D'après les forces de sécurité, cette faction est constituées de proches de membres d'Abou Sayyaf ayant été tués dans des affrontements avec le gouvernement.
- "Spécialiste des représailles" -
Spécialisé dans les enlèvements crapuleux, Abou Sayyaf est aussi accusé des pires attentats dans l'archipel, en particulier celui contre un ferry qui avait fait plus de 100 morts en 2004.
Créé dans les années 1990 grâce aux financements d'un membre de la famille du chef d'Al-Qaïda Oussama ben Laden, ce groupe s'est depuis scindé en plusieurs factions dont certaines ont prêté allégeance à l'EI.
Ajang-Ajang "est la cible d'opérations de sécurité de haut vol et le groupe s'est spécialisé dans les représailles", explique à l'AFP Rommel Banlaloi, président de l'Institut philippin pour la recherche sur la paix, la violence et le terrorisme.
Si Abou Sayyaf a prêté allégeance à l'EI, ce n'est pas forcément vrai de la totalité des membres d'Ajang-Ajang, une faction disparate, ajoute-il.
Dans un communiqué, l'EI a affirmé que deux kamikazes s'étaient fait exploser à l'intérieur de la cathédrale et dans le parking à l'extérieur, selon le Centre américain spécialisé dans la surveillance de la mouvance jihadiste (SITE).
Or, selon l'armée philippine, la deuxième bombe se trouvait dans le coffre d'une moto garée à l'extérieur de l'édifice.
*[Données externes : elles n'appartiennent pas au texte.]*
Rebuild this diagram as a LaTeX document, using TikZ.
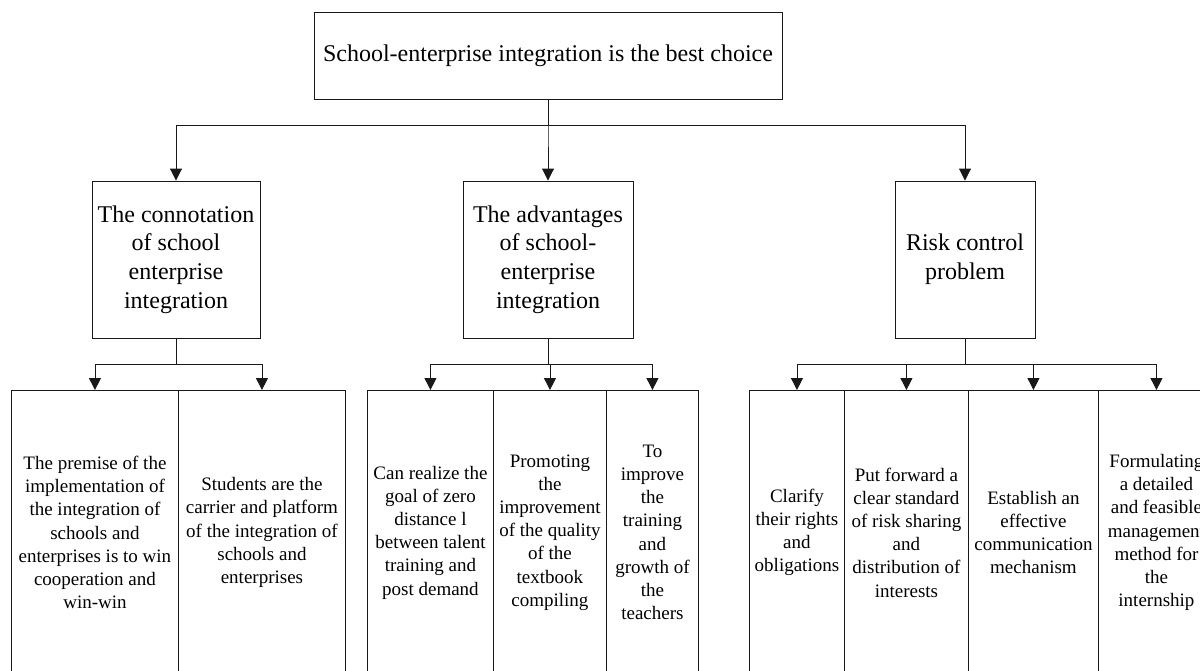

La police a estimé que les deux bombes avaient été déclenchées à distance, sans plus de précisions.
L'attentat est une source d'inquiétude pour les autorités et les ex-rebelles musulmans qui tentent de tourner la page de l'insurrection séparatiste dans le sud des Philippines.
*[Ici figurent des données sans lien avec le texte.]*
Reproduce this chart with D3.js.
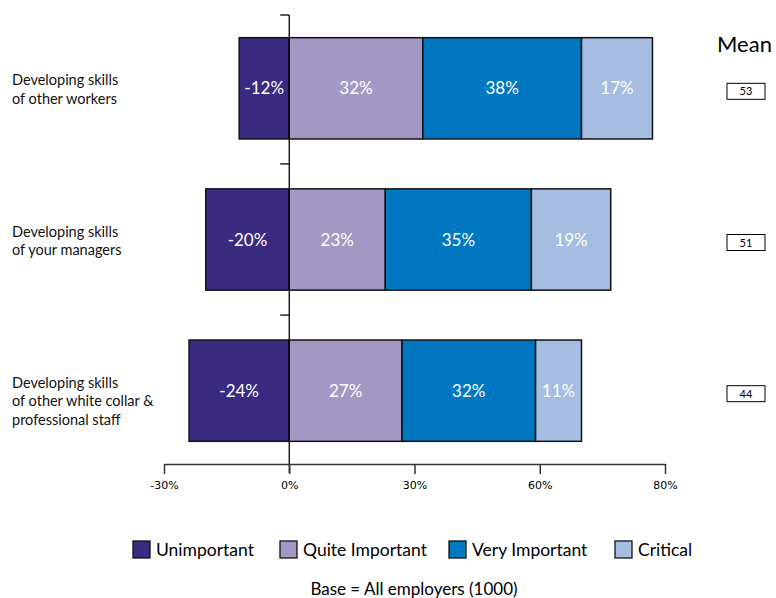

Des musulmans avaient pris les armes dans les années 1970 pour réclamer l'autonomie ou l'indépendance dans ce qu'ils considèrent comme leur terre ancestrale. Cette insurrection a fait 150.000 morts.
- "Occasions gâchées" -
Le principal groupe rebelle, le Front Moro islamique de libération (Milf), avait signé en 2014 un accord de paix avec le gouvernement prévoyant d'octroyer l'autonomie à la minorité musulmane dans certaines parties de la grande île de Mindanao et des îles de l'extrême sud-ouest.
"C'est un grand défi pour le gouvernement de Bangsamoro", a ajouté M. Banlaoi.
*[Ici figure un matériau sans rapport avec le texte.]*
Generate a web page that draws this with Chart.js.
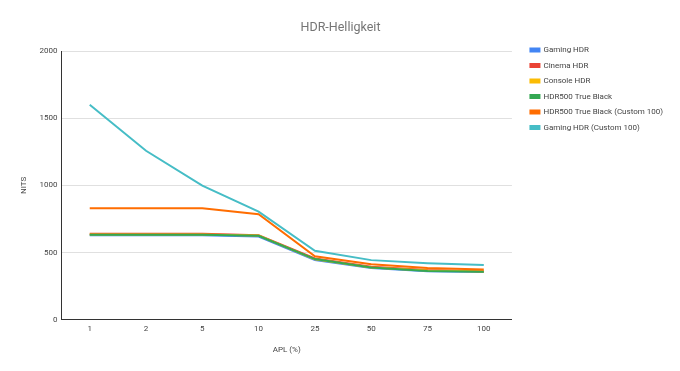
<!DOCTYPE html>
<html>
<head>
<meta charset="utf-8">
<script src="https://cdn.jsdelivr.net/npm/chart.js@4"></script>
<style>
  html, body { margin: 0; padding: 0; background: #fff; }
  #wrap { width: 680px; height: 371px; }
</style>
</head>
<body>
<div id="wrap"><canvas id="Canvas" width="680" height="371"></canvas></div>
<script>
// HDR-Helligkeit
let apl = ["1", "2", "5", "10", "25", "50", "75", "100"];

let gamingHdr = [630, 630, 630, 620, 445, 386, 362, 355];
let cinemaHdr = [640, 640, 640, 630, 456, 395, 370, 362];
let consoleHdr = [635, 635, 635, 627, 450, 390, 366, 359];
let hdr500TrueBlack = [632, 632, 632, 625, 452, 390, 364, 358];
let hdr500Custom = [830, 830, 830, 786, 473, 414, 385, 374];
let gamingHdrCustom = [1600, 1258, 998, 805, 513, 444, 421, 407];

let nomes = ["Gaming HDR", "Cinema HDR", "Console HDR", "HDR500 True Black", "HDR500 True Black (Custom 100)", "Gaming HDR (Custom 100)"];
let cores = ["#4285F4", "#EA4335", "#FBBC04", "#34A853", "#FF6D01", "#46BDC6"];
let series = [gamingHdr, cinemaHdr, consoleHdr, hdr500TrueBlack, hdr500Custom, gamingHdrCustom];

let fonte = "Roboto, 'Liberation Sans', Arial, sans-serif";

let datasets = series.map(function (dados, i) {
  return {
    label: nomes[i],
    data: dados,
    borderColor: cores[i],
    backgroundColor: cores[i],
    borderWidth: 2,
    pointRadius: 0,
    tension: 0,
    order: series.length - i // ultimo por cima
  };
});

// empurra a legenda um pouco para a direita (espaco entre grafico e legenda)
let afastarLegenda = {
  id: "afastarLegenda",
  afterLayout: function (chart) {
    if (chart.legend) {
      chart.legend.left += 11;
      chart.legend.right += 11;
    }
  }
};

let ctx = document.getElementById("Canvas").getContext("2d");

new Chart(ctx, {
  type: "line",
  data: {
    labels: apl,
    datasets: datasets
  },
  plugins: [afastarLegenda],
  options: {
    responsive: false,
    animation: false,
    layout: {
      padding: { left: 19, right: 18, top: 0, bottom: 16 }
    },
    scales: {
      x: {
        offset: true,
        grid: { display: false, drawTicks: false },
        border: { display: true, color: "#333333", width: 1 },
        ticks: { color: "#444444", font: { family: fonte, size: 8 }, padding: 4, maxRotation: 0 },
        title: { display: true, text: "APL (%)", color: "#444444", font: { family: fonte, size: 8 }, padding: { top: 8, bottom: 0 } }
      },
      y: {
        min: 0,
        max: 2000,
        ticks: {
          stepSize: 500,
          color: "#444444",
          font: { family: fonte, size: 8 },
          padding: 4,
          callback: function (v) { return String(v); }
        },
        grid: { color: "#e0e0e0", drawTicks: false },
        border: { display: true, color: "#333333", width: 1 },
        title: { display: true, text: "NITS", color: "#444444", font: { family: fonte, size: 8 }, padding: { top: 0, bottom: 7 } }
      }
    },
    plugins: {
      title: {
        display: true,
        text: "HDR-Helligkeit",
        color: "#757575",
        font: { family: fonte, size: 12.5, weight: "normal" },
        padding: { top: 20, bottom: 16 }
      },
      legend: {
        position: "right",
        align: "start",
        title: { display: true, text: " ", font: { size: 8 }, padding: { top: 29, bottom: 0 } },
        labels: {
          boxWidth: 9,
          boxHeight: 3,
          padding: 7.5,
          color: "#444444",
          font: { family: fonte, size: 8 },
          sort: function (a, b) { return a.datasetIndex - b.datasetIndex; }
        }
      },
      tooltip: { enabled: false }
    }
  }
});
</script>
</body>
</html>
Pour lui, les anciens rebelles doivent montrer qu'ils peuvent ramener de la stabilité dans cette région pauvre afin d'attirer les investisseurs et décourager l'extrémisme.
"Le Milf doit prouver qu'il peut faire la différence. La tâche à laquelle il est confronté est énorme", poursuit-il.
L'attentat a été perpétré malgré la loi martiale qui règne sur le sud de l'archipel depuis que des jihadistes se réclamant de l'EI avaient pris le contrôle pendant plusieurs mois en 2017 de quartiers entiers de la grande ville de Marawi.
Le pape François a "fermement condamné" ce double attentat, "un épisode de violence qui endeuille à nouveau cette communauté chrétienne".
"C'est une tragédie humaine terrible", a déclaré sur la chaîne ABS-CBN Andrew Mason, économiste à la Banque mondiale. Mais l'impact de cet attentat constitue aussi "une tragédie en termes de développement" économique.